Так долго продолжаться не могло. Я понимал, что когда-нибудь разразится скандал, и стал искать новое жилье. Алинина знакомая, скульптор Инна Ильинична Бломберг нашла для меня комнату на улице Кирова, в бывшем общежитии ВХУТЕМАСа – Высших художественно-театральных мастерских. Хозяйкой квартиры из двух изолированных комнат была ее приятельница Александра Вениаминовна Азарх. Она согласилась сдавать мне комнату за сорок рублей в месяц.
Александра Вениаминовна практически не ходила – в молодости она попала под трамвай и потеряла ногу. За ней ухаживала сиделка, которая приходила к ней утром и вечером. Александре Вениаминовне было восемьдесят лет, но она тщательно следила за собой, на ней всегда был умеренный макияж, и она благоухала дорогими духами, которые невесть откуда брались тогда в пораженной дефицитом и бедностью Москве.

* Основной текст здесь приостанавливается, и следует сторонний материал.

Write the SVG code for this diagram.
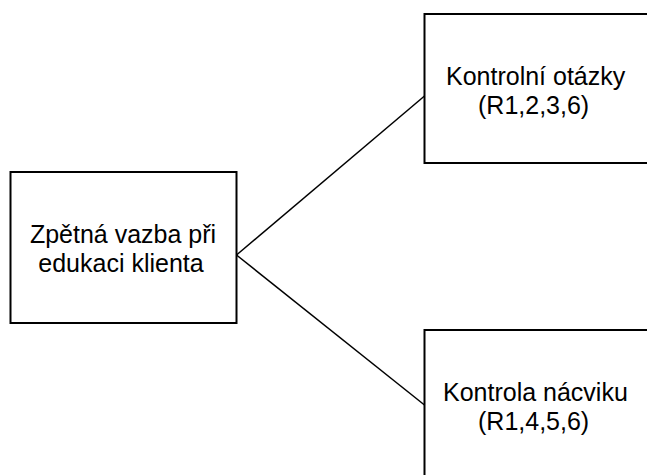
<svg xmlns="http://www.w3.org/2000/svg" width="647" height="475" viewBox="0 0 647 475">
  <style>
    .box { fill: #ffffff; stroke: #000000; stroke-width: 2; }
    .label { font-family: "Liberation Sans", Arial, sans-serif; font-size: 25px; fill: #000000; }
    .link { fill: none; stroke: #000000; stroke-width: 1.5; }
  </style>
  <rect width="647" height="475" fill="#ffffff"/>

  <!-- connectors from the root node to both branches -->
  <g id="connectors">
    <line class="link" x1="236.5" y1="255" x2="424.5" y2="96"/>
    <line class="link" x1="236.5" y1="255" x2="424.5" y2="405"/>
  </g>

  <g id="node-root">
    <rect class="box" x="10.5" y="172" width="226" height="151"/>
    <text class="label" x="123" y="243" text-anchor="middle">Zpětná vazba při</text>
    <text class="label" x="121" y="272" text-anchor="middle">edukaci klienta</text>
  </g>

  <g id="node-questions">
    <rect class="box" x="424.5" y="14" width="230" height="149"/>
    <text class="label" x="446" y="85">Kontrolní otázky</text>
    <text class="label" x="478" y="114">(R1,2,3,6)</text>
  </g>

  <g id="node-practice">
    <rect class="box" x="424.5" y="330" width="230" height="160"/>
    <text class="label" x="443" y="401">Kontrola nácviku</text>
    <text class="label" x="478" y="430">(R1,4,5,6)</text>
  </g>
</svg>
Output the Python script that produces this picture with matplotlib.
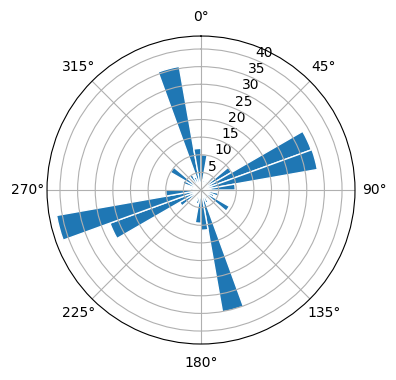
import numpy as np
import matplotlib
matplotlib.use("Agg")
import matplotlib.pyplot as plt

bin_centres = [5, 15, 25, 35, 45, 55, 65, 75, 85,
               95, 105, 115, 125, 135, 145, 155, 165, 175,
               185, 195, 205, 215, 225, 235, 245, 255, 265,
               275, 285, 295, 305, 315, 325, 335, 345, 355]
counts = [10, 3, 2, 3, 5, 10, 33.3, 33.5, 9.7,
          3, 5, 4, 9.3, 2, 3, 4, 35.1, 11.4,
          9.4, 4, 3, 2, 3, 7, 27.5, 41.6, 10,
          3, 3, 5.5, 10, 3, 5, 4, 35.6, 11.8]
bin_width = 10

fig = plt.figure(figsize=(3.96, 3.8), dpi=100)
ax = fig.add_axes([0.1187, 0.0947, 0.7778, 0.8105], projection='polar')
ax.set_theta_zero_location('N')
ax.set_theta_direction(-1)

ax.bar(np.deg2rad(bin_centres), counts, width=np.deg2rad(bin_width),
       bottom=0.0, color='#1f77b4', edgecolor='white', linewidth=1)

fig.savefig('out.png', dpi=100)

Первые полгода мы почти не общались. Я заходил отдать деньги и каждый раз засматривался на картины, висевшие на стенах ее довольно-таки большой комнаты. В моей комнатушке тоже висели картины. Я не был знатоком живописи. Мне нравились импрессионисты, Коро, но по-настоящему в изобразительном искусстве я не разбирался. На стене напротив моей кровати висела маленькая картина. Засыпая, я часто смотрел на нее – нежных тонов акварель с неясными очертаниями моря, облаков и какого-то города, будто увиденного высоко сверху. Эта акварель настраивала меня на романтический лад, столь созвучный тогда моему возрасту и настроению.

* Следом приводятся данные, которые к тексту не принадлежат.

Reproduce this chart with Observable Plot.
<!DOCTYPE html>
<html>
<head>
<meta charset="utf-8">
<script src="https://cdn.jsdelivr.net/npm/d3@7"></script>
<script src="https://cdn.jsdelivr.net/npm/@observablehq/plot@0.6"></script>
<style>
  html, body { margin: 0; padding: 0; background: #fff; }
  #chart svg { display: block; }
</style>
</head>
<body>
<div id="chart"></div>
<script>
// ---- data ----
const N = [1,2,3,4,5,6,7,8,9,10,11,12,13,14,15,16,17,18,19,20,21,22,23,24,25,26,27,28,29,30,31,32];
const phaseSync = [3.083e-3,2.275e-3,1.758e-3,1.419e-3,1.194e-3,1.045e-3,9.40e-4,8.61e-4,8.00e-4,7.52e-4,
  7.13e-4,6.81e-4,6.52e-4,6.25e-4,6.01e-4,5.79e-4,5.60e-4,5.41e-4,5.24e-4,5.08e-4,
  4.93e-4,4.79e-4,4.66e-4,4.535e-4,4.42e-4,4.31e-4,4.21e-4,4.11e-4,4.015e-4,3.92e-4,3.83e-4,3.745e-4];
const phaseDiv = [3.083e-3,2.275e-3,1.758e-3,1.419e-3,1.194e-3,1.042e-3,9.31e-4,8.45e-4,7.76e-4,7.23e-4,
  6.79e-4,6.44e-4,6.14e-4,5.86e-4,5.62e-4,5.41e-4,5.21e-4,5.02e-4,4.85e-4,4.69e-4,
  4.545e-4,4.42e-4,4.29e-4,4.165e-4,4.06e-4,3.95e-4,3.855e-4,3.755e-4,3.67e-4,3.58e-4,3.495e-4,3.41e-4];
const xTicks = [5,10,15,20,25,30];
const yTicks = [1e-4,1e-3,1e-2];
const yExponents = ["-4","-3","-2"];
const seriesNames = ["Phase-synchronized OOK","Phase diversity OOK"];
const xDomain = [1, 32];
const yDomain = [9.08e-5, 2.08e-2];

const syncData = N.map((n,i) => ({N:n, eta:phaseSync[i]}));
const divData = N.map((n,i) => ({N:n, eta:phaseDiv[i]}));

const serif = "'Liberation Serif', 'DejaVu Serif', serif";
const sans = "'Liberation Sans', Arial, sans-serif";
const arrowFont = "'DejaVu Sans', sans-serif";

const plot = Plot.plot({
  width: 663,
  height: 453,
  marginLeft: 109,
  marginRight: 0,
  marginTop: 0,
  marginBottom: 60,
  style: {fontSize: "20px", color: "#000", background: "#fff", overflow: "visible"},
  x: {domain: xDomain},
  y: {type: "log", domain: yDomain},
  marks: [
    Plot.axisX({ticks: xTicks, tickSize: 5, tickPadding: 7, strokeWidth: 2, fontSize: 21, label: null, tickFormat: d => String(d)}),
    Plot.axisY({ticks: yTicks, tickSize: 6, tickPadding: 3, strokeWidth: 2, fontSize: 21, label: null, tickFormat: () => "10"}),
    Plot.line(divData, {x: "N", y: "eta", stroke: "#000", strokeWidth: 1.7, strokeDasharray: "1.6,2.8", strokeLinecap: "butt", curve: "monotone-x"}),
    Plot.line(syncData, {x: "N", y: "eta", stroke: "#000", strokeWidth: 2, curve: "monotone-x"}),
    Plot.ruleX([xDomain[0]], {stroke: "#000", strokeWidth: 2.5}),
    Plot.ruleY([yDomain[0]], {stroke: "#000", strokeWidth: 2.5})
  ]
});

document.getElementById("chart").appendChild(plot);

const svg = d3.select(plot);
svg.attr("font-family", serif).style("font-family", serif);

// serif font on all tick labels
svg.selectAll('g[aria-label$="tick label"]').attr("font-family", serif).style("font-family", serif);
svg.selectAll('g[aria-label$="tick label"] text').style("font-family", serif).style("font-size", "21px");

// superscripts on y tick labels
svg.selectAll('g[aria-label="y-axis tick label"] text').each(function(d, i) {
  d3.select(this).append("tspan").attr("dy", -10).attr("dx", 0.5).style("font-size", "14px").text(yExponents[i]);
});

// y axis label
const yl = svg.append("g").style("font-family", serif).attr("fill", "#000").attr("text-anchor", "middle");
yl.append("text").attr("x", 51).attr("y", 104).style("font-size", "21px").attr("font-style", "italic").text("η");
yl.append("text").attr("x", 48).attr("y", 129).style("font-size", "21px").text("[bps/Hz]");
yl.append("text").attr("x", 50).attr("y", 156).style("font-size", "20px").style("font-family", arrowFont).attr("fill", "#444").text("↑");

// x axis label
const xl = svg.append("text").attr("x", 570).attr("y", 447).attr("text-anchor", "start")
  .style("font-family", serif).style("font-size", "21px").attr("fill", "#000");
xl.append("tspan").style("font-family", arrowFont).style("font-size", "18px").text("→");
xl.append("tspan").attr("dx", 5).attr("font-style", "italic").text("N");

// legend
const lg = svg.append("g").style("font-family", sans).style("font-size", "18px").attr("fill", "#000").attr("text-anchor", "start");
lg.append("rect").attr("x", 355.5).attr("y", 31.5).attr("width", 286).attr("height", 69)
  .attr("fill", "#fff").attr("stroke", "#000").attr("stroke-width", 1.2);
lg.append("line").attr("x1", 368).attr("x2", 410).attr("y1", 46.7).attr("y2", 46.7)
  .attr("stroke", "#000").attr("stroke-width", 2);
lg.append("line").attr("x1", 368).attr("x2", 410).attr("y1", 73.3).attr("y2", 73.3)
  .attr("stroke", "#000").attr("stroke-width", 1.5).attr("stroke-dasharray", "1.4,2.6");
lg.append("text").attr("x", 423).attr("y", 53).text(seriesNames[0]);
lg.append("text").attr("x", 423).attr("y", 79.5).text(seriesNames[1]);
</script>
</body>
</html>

Александра Вениаминовна производила впечатление чудом выжившей в советском аду аристократки: изысканные манеры, тихая интеллигентная речь, благожелательная и добрая улыбка. Она была из другой эпохи, о которой мы только догадывались, о которой где-то читали или что-то знали по обрывкам чьих-то воспоминаний. По вечерам у нее часто собирались гости – интеллигентные люди одного с нею круга. Там было много разговоров, непринужденного веселья и смеха. Я тоже стал иногда захаживать к ней, и она постепенно начала рассказывать мне о своей жизни.

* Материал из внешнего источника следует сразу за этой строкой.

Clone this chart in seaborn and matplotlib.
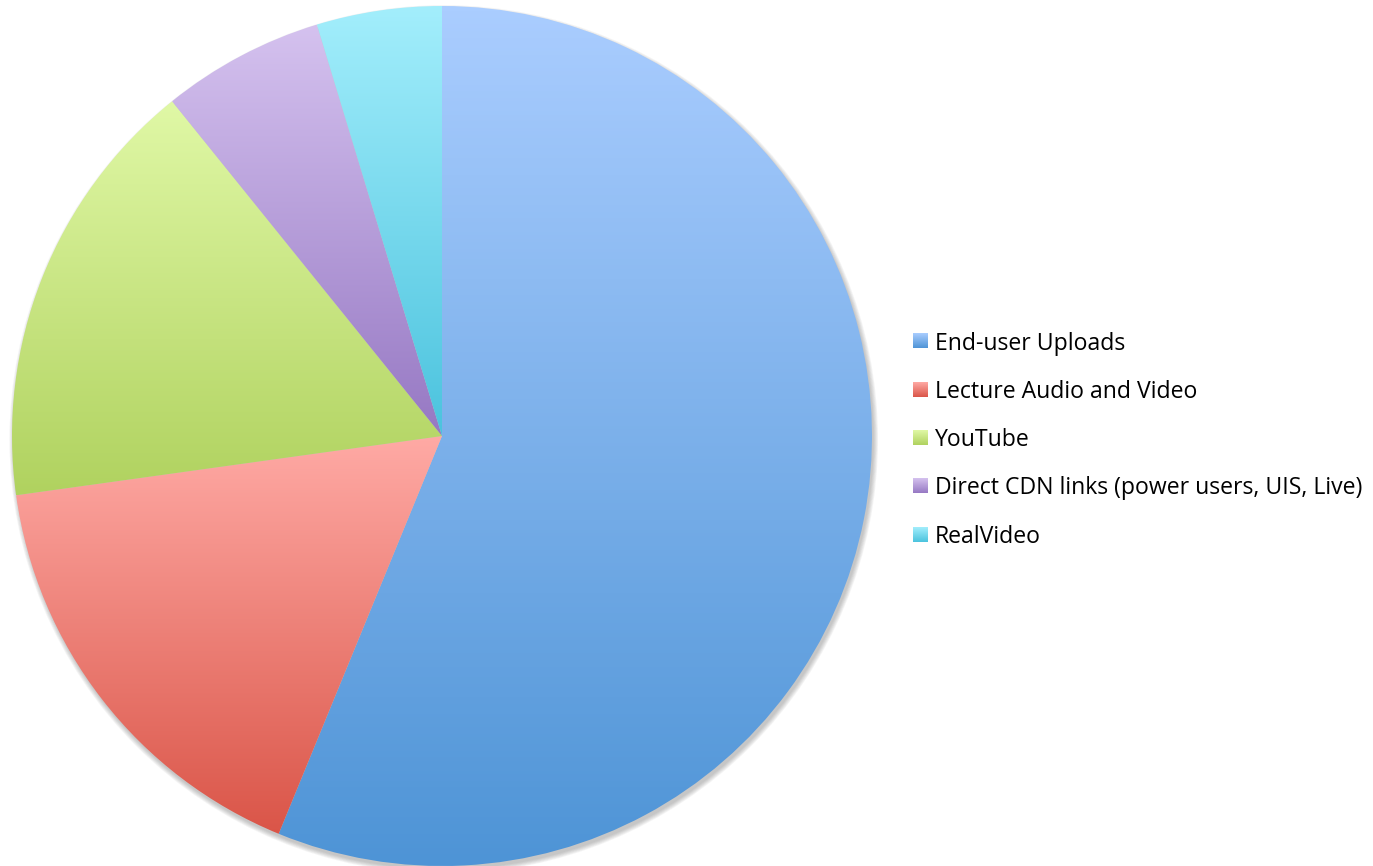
import numpy as np
import matplotlib.pyplot as plt
import seaborn as sns
from matplotlib.patches import Circle

# data (percent of traffic)
categories = ["End-user Uploads", "Lecture Audio and Video", "YouTube",
              "Direct CDN links (power users, UIS, Live)", "RealVideo"]
shares = [56.2, 16.6, 16.4, 6.1, 4.7]

# each slice is filled with a vertical gradient, light on top, dark at the bottom
top_colors = ["#aacdff", "#ffaaa5", "#e0f8a6", "#d5c2ef", "#a3eefc"]
bottom_colors = ["#4e94d6", "#da5548", "#b0d25f", "#9678c3", "#4bc3de"]

sns.set_theme(style="white")
plt.rcParams['font.family'] = ['Open Sans', 'DejaVu Sans']

W, H = 1373, 866
fig = plt.figure(figsize=(W / 100, H / 100), dpi=100)
ax = fig.add_axes([12 / W, 0, 860 / W, 860 / H])

# soft shadow under the pie
for k in range(6):
    ax.add_patch(Circle((0.004, -0.008), 1.0 + 0.002 * k, color="0.3",
                        alpha=0.06, lw=0, zorder=0, clip_on=False))

wedges, _ = ax.pie(shares, startangle=90, counterclock=False, radius=1,
                   wedgeprops=dict(linewidth=0))

grad = np.linspace(0, 1, 256).reshape(-1, 1)
for w, c_top, c_bot in zip(wedges, top_colors, bottom_colors):
    cmap = sns.blend_palette([c_top, c_bot], as_cmap=True)
    bb = w.get_path().get_extents()
    im = ax.imshow(grad, cmap=cmap, origin="upper", aspect="auto",
                   extent=[bb.x0, bb.x1, bb.y0, bb.y1], zorder=1,
                   interpolation="bilinear")
    im.set_clip_path(w)
    w.set_facecolor("none")

ax.set_xlim(-1, 1)
ax.set_ylim(-1, 1)
ax.set_aspect("equal")
ax.axis("off")

# legend drawn on a pixel-coordinate overlay
lax = fig.add_axes([0, 0, 1, 1])
lax.set_xlim(0, W)
lax.set_ylim(H, 0)
lax.axis("off")
for i, (name, c_top, c_bot) in enumerate(zip(categories, top_colors, bottom_colors)):
    y = 341 + 48.3 * i
    cmap = sns.blend_palette([c_top, c_bot], as_cmap=True)
    lax.imshow(grad, cmap=cmap, origin="upper", aspect="auto",
               extent=[913, 928, y + 7.5, y - 7.5], interpolation="bilinear")
    lax.text(935, y + 2.5, name, fontsize=16.6, va="center", ha="left", color="black")
lax.set_xlim(0, W)
lax.set_ylim(H, 0)

fig.savefig("out.png", dpi=100)
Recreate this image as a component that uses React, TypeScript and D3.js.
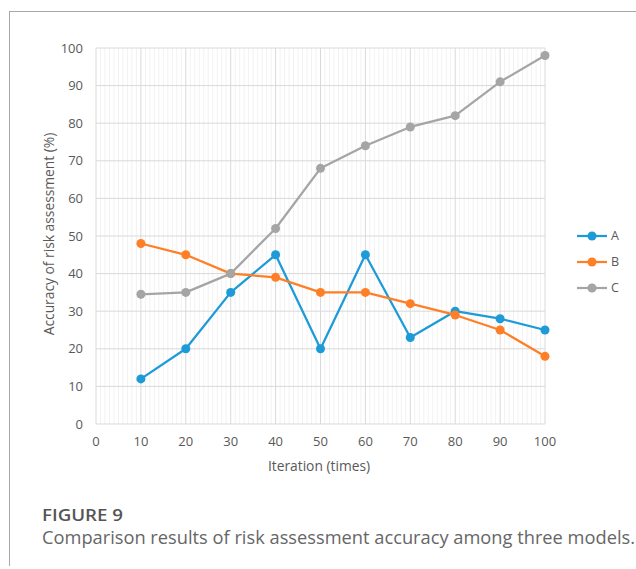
import React from "react";
import * as d3 from "d3";

const iterations = [10, 20, 30, 40, 50, 60, 70, 80, 90, 100];
const seriesA = [12, 20, 35, 45, 20, 45, 23, 30, 28, 25];
const seriesB = [48, 45, 40, 39, 35, 35, 32, 29, 25, 18];
const seriesC = [34.5, 35, 40, 52, 68, 74, 79, 82, 91, 98];
const seriesNames = ["A", "B", "C"];
const seriesColors = ["#1d9ad8", "#ff7f27", "#a5a5a5"];
const xTicks = [0, 10, 20, 30, 40, 50, 60, 70, 80, 90, 100];
const yTicks = [0, 10, 20, 30, 40, 50, 60, 70, 80, 90, 100];

export default function App() {
  const W = 636, H = 569;
  const x = d3.scaleLinear().domain([0, 100]).range([96, 545]);
  const y = d3.scaleLinear().domain([0, 100]).range([424, 48]);
  const font = "'Open Sans', sans-serif";
  const all = [seriesA, seriesB, seriesC];
  const line = d3.line<number>().x((_, i) => x(iterations[i])).y((d) => y(d));
  const minor = d3.range(0, 101, 1).filter((v) => v % 10 !== 0);
  return (
    <svg width={W} height={H} style={{ position: "absolute", left: 0, top: 0 }}>
      <rect width={W} height={H} fill="#fff" />
      <line x1={10} x2={636} y1={11.5} y2={11.5} stroke="#a8a8a8" />
      <line x1={9.5} x2={9.5} y1={11} y2={566} stroke="#a8a8a8" />
      {minor.map((v) => (
        <line key={"m" + v} x1={x(v)} x2={x(v)} y1={y(100)} y2={y(0)} stroke="#f2f2f2" />
      ))}
      {xTicks.map((v) => (
        <line key={"vx" + v} x1={x(v)} x2={x(v)} y1={y(100)} y2={y(0)} stroke="#d9d9d9" />
      ))}
      {yTicks.map((v) => (
        <line key={"hy" + v} x1={x(0)} x2={x(100)} y1={y(v)} y2={y(v)} stroke="#d9d9d9" />
      ))}
      {yTicks.map((v) => (
        <text key={"ty" + v} x={83} y={y(v)} dy="0.35em" textAnchor="end" fontFamily={font} fontSize={13} fill="#595959">{v}</text>
      ))}
      {xTicks.map((v) => (
        <text key={"tx" + v} x={x(v)} y={441} dy="0.35em" textAnchor="middle" fontFamily={font} fontSize={13} fill="#595959">{v}</text>
      ))}
      <text x={319} y={466} dy="0.35em" textAnchor="middle" fontFamily={font} fontSize={13.8} fill="#595959">Iteration (times)</text>
      <text transform="translate(49,234) rotate(-90)" dy="0.35em" textAnchor="middle" fontFamily={font} fontSize={13.8} fill="#595959">Accuracy of risk assessment (%)</text>
      {all.map((s, k) => (
        <g key={"s" + k}>
          <path d={line(s) || ""} fill="none" stroke={seriesColors[k]} strokeWidth={2.25} strokeLinejoin="round" />
          {s.map((v, i) => (
            <circle key={i} cx={x(iterations[i])} cy={y(v)} r={4.5} fill={seriesColors[k]} />
          ))}
        </g>
      ))}
      {seriesNames.map((n, k) => {
        const ly = 236 + k * 26;
        return (
          <g key={"l" + n}>
            <line x1={577} x2={607} y1={ly} y2={ly} stroke={seriesColors[k]} strokeWidth={2.25} />
            <circle cx={592} cy={ly} r={4.5} fill={seriesColors[k]} />
            <text x={611} y={ly} dy="0.35em" fontFamily={font} fontSize={12.5} fill="#595959">{n}</text>
          </g>
        );
      })}
      <text x={42} y={521} fontFamily={font} fontSize={17} fontWeight={600} fill="#555" textLength={81} lengthAdjust="spacingAndGlyphs">FIGURE 9</text>
      <text x={42} y={544} fontFamily={font} fontSize={17.5} fill="#666" textLength={593} lengthAdjust="spacingAndGlyphs">Comparison results of risk assessment accuracy among three models.</text>
    </svg>
  );
}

Александра Вениаминовна родилась в 1892 году в Витебске, в семье врача. После гимназии поехала изучать медицину в Бельгию, поскольку в России для поступления евреев в университеты существовала гласная процентная норма. Через несколько лет она вернулась в Москву и познакомилась с Алексеем Грановским, а вскоре они поженились. Спустя несколько лет, уже после революции, он стал основателем Государственного еврейского театра – ГОСЕТ. Она бросила медицину и посвятила себя театру – была актрисой, потом режиссером и театральным педагогом. Художником в театре был Марк Шагал, с которым Александра Вениаминовна была знакома еще с детства по Витебску. Ее родная сестра Раиса была замужем за известным художником Робертом Фальком.
Мне стало понятно, откуда в доме столько картин. Причем все картины – подлинники. Так я узнал, что акварель, которая висела в моей комнате и на которую я любил смотреть засыпая, была тоже подлинная и принадлежала кисти Марка Шагала. В середине 70-х Шагал приезжал в Москву, приходил к Александре Вениаминовне. После его ухода она долго была в расстроенных чувствах; видимо, нахлынули воспоминания и она не могла сдержать слез.